Developed by Nintendo EAD
We live in a time of HD collections, digital re-masters and mobile re-releases. However, twenty years ago Nintendo rather surprised critics with 'Super Mario All Stars'. Bundling the universally adored 'Super Mario Bros.', 'The Lost Levels', 'Super Mario Bros. 2' and 'Super Mario Bros. 3' on one Snes cartridge led to many calling the collection one of the best deals in video game history. The praise was not limited to Total!'s near perfect score, it was unanimous. "All-Stars is a masterpiece from beginning to end," wrote Electronic Gaming Monthly. "It's too good to be true," added SNES Force. Of course these were games that most Snes owners already owned, but the addition of "enhanced" graphics, "reworked audio" and the chance to play new levels for 'Super Mario Bros' seemed to be more than enough to convince everyone that 'Super Mario All Stars' was a must-own Nintendo game.

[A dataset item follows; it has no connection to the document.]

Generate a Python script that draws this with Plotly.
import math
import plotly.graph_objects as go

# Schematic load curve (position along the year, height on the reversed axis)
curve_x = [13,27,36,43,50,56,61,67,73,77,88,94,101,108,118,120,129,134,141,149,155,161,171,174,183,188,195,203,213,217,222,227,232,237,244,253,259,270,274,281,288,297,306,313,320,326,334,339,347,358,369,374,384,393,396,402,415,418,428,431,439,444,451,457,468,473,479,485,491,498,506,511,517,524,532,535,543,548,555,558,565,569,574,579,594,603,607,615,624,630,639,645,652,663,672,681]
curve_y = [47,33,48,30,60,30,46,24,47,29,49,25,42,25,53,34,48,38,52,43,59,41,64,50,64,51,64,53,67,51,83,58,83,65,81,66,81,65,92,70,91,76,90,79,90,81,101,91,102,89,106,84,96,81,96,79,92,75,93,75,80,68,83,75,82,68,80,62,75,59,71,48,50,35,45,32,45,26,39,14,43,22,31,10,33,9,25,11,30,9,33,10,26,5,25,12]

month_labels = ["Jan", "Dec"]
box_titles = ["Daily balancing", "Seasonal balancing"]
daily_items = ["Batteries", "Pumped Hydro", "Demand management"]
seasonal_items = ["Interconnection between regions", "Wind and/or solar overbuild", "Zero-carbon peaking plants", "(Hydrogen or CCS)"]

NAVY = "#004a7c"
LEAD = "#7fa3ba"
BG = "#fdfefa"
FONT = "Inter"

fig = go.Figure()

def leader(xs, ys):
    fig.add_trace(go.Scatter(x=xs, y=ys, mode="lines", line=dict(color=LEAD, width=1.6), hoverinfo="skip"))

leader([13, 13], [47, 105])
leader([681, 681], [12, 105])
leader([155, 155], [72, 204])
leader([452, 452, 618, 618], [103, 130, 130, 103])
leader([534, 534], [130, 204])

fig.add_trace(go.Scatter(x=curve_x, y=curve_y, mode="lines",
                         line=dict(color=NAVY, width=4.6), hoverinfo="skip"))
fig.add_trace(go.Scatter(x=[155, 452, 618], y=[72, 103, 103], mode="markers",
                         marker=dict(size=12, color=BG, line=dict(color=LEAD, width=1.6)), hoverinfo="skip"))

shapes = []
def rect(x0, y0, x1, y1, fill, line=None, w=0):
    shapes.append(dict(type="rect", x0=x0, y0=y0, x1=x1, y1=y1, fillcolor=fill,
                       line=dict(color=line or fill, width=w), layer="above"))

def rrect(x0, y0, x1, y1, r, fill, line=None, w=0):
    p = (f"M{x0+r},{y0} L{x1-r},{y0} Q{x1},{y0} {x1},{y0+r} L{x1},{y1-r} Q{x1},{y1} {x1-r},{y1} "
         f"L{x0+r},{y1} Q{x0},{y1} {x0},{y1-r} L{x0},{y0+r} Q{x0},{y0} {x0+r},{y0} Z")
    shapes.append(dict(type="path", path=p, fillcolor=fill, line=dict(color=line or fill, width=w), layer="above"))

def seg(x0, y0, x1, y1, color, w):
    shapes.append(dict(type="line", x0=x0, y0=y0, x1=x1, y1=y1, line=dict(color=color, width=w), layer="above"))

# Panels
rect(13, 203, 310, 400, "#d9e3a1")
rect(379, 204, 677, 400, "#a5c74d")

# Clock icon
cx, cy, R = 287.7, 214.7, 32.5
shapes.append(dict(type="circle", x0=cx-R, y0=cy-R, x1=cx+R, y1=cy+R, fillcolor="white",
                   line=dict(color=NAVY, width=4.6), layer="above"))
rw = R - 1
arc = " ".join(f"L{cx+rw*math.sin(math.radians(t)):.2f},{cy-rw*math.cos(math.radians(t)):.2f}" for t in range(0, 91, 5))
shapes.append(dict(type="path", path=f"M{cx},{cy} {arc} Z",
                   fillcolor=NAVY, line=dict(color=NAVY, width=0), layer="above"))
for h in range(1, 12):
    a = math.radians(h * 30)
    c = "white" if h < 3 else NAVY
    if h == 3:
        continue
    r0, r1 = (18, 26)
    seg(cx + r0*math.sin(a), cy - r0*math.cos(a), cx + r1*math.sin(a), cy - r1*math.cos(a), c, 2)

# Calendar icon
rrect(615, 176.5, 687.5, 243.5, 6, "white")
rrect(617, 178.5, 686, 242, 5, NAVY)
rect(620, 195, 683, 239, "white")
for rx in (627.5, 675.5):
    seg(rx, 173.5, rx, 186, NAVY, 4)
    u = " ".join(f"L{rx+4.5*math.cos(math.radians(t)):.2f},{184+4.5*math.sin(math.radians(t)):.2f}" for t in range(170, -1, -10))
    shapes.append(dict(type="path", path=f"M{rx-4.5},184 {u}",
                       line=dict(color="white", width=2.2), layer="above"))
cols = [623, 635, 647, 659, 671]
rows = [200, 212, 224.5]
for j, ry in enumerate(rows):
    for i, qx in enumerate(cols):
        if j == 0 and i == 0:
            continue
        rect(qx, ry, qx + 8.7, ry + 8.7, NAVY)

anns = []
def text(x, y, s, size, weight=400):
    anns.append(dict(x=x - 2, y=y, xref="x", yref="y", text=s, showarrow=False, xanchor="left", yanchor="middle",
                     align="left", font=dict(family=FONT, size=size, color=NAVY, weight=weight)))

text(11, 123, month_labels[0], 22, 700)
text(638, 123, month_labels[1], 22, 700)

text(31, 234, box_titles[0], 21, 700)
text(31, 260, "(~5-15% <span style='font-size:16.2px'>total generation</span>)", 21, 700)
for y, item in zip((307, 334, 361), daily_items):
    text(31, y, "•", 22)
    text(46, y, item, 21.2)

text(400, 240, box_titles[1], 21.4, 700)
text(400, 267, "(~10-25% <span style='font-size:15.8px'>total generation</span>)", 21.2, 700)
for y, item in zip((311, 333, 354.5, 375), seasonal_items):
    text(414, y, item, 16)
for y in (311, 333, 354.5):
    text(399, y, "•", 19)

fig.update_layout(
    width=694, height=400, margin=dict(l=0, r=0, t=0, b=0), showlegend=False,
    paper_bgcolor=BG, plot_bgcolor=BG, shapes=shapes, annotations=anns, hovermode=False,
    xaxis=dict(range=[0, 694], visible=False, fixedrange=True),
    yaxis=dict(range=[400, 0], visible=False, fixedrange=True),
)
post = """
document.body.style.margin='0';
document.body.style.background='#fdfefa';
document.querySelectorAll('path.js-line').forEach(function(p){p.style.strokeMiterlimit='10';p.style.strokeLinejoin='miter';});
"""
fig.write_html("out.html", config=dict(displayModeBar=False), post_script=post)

"I'd buy this cart just to play 'Super Mario 3' all over again" reviewer James Binns said at the time. "I still reckon its loads better than 'Super Mario World' so to me all the other games on this cart are a bonus". While 'The Lost Levels' is what we would now call "an expansion" to 'Super Mario Bros.’, 'Super Mario Bros 3' really does add and build on the foundations laid in the first game. Originally released at the height of "Mario Mania", this was a time when Nintendo’s mascot was more familiar to children than Mickey Mouse.

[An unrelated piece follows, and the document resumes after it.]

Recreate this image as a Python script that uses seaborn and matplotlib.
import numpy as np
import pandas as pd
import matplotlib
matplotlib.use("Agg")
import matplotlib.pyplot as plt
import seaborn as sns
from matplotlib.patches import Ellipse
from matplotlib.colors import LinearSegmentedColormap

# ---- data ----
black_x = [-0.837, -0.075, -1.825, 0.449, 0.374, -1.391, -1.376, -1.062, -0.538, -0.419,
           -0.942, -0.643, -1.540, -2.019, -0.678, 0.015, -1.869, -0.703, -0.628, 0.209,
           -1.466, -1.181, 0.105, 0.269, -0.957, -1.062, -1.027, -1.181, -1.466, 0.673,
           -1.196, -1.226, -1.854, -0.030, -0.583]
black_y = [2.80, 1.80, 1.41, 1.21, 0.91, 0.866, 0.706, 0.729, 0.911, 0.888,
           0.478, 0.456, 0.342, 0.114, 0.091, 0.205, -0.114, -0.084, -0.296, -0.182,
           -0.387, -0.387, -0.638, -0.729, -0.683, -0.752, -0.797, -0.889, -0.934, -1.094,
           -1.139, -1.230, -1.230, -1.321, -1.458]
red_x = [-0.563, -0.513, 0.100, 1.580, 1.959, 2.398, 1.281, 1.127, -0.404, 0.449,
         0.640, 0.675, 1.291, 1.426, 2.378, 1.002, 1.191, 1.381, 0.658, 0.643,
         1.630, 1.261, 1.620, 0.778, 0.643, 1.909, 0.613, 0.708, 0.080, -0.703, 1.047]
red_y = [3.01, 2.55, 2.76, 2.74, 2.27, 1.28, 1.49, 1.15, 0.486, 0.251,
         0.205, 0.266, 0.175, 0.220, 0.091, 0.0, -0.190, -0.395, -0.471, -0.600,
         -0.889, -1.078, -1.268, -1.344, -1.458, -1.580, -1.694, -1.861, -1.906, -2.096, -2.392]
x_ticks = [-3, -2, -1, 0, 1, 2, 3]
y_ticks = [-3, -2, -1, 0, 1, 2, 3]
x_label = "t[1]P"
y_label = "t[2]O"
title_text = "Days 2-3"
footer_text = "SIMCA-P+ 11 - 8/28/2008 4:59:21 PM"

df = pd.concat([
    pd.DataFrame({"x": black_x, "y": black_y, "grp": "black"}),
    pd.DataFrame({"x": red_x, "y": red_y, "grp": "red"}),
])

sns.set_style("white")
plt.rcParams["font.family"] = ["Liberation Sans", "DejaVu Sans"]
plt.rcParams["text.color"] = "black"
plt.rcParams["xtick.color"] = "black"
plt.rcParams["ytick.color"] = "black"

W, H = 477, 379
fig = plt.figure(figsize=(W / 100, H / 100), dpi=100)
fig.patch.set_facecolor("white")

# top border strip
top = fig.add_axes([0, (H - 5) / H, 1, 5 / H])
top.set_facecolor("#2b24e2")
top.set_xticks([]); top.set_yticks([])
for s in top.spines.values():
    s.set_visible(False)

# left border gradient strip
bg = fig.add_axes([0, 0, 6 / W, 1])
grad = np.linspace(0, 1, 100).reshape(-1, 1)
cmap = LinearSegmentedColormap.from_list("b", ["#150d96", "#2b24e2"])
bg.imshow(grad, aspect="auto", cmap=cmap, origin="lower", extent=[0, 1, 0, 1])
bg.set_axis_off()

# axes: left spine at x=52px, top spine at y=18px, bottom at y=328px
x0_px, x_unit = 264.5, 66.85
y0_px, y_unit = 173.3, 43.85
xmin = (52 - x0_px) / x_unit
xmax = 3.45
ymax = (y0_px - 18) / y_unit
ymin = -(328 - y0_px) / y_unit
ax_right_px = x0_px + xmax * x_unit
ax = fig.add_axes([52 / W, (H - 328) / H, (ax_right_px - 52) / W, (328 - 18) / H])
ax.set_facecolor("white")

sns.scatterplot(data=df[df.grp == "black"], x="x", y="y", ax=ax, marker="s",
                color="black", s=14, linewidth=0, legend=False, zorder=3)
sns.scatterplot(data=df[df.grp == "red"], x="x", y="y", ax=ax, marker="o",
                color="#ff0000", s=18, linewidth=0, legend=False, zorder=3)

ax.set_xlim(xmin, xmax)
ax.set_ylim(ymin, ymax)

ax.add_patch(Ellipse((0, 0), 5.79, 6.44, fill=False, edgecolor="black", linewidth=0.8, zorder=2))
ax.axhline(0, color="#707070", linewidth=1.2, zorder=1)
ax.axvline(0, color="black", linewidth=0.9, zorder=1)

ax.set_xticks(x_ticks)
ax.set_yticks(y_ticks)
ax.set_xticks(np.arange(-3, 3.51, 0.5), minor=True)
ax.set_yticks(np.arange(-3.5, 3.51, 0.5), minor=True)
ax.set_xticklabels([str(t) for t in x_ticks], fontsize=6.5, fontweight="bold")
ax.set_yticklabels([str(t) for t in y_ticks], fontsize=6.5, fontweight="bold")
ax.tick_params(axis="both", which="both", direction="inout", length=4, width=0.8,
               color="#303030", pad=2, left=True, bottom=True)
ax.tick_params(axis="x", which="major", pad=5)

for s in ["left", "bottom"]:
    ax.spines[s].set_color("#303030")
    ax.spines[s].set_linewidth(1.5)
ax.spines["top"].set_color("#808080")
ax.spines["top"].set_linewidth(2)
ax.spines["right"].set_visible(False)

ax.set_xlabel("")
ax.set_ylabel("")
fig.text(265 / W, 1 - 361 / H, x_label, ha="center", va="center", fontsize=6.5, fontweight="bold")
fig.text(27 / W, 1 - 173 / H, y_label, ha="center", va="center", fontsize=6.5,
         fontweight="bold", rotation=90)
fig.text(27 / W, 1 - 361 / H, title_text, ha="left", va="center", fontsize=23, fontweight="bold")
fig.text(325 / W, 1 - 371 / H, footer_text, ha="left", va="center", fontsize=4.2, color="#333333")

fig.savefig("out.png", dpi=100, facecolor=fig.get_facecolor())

Of course now I know that 'Super Mario Bros 2' is really 'Doki Doki Panic' a different Famicom game with character sprites swapped for Mario characters. It was a way for Nintendo to quickly capitalise on the success of 'Super Mario Bros' when the true sequel (now known as 'The Lost Levels') was deemed too hard for the west. Yet despite its origin, many at the time seemed to despise the odd mechanic of throwing vegetables at a new set of enemies. I rather liked it and have a fondness for it today. The levels feel larger and laden with more secrets that the other games in the 'All Stars' collection. Many who claim the game isn't authentically "Mario" conveniently ignore the fact that the game was originally a prototype to see if a "'Mario Bros'-esque game" could work scrolling vertically. Shigeru Miyamoto was at the helm for the conversion of 'Doki Doki Panic' into 'Super Mario Bros. 2' and was quite a fan of the ways his Mario characters behaved in a fresh environment. "Uprooting and lifting things as you played gave the game a new feel. It was released in Japan as Super Mario USA." As GameSpot critic Alex Navarro points out, 'Super Mario Bros. 2' "shows that veering from the beaten path of a franchise's standard game design isn't always a bad idea".
Visually though, 'Super Mario All Stars' is a huge success. Each game on the collection has had a pixel polish, updating the original NES games' aesthetics. Sprites are more detailed, backgrounds now have parallax scrolling and hundreds of colours are onscreen. It's actually rather surprising that many of the familiar locals of later games actually first appeared as background layers in 'Super Mario All Stars'. There isn't any consistency across the games though; Mario has three different character sprites. "The masterful 'Super Mario 3' hasn't been visually revamped as extensively as the previous two games, and so oddly looks inferior to its prequels" critic Matt Bielby even said at the time.
Multiple versions of the same character seem unnecessary, but presumably it was done to ensure collision detection worked on each game, as this is essential to the success of any platformer. It's personal preference of course but I believe every game still looks much nicer than Nintendo’s more recent 'New Super Mario' games. These games may play like 2D platform games, but the cluttered environments are inhabited by characters drawn with polygons. Pixels allow for precision, where as 3D modelled characters are harder to read. Ironically it was a point once noted by Mario designer Shigaru Miyamoto when criticising 'Donkey Kong Country's pre-rendered visuals. 'Super Mario All Stars' is "a cart that looks good, feels exactly right to play and will last a long time" Super Play said at the time and the words remain true today. "When you think that you're getting three of the greatest video games of all time on one cart you really would be mad not to buy it" the magazine added.
Reviewer Frank O'Connor once said (before bestowing the infamous 99%) "it is impossible to criticise 'Mario All Stars'. Each game on its own would be the bee’s knees but together they constitute the best video game cartridge ever manufactured".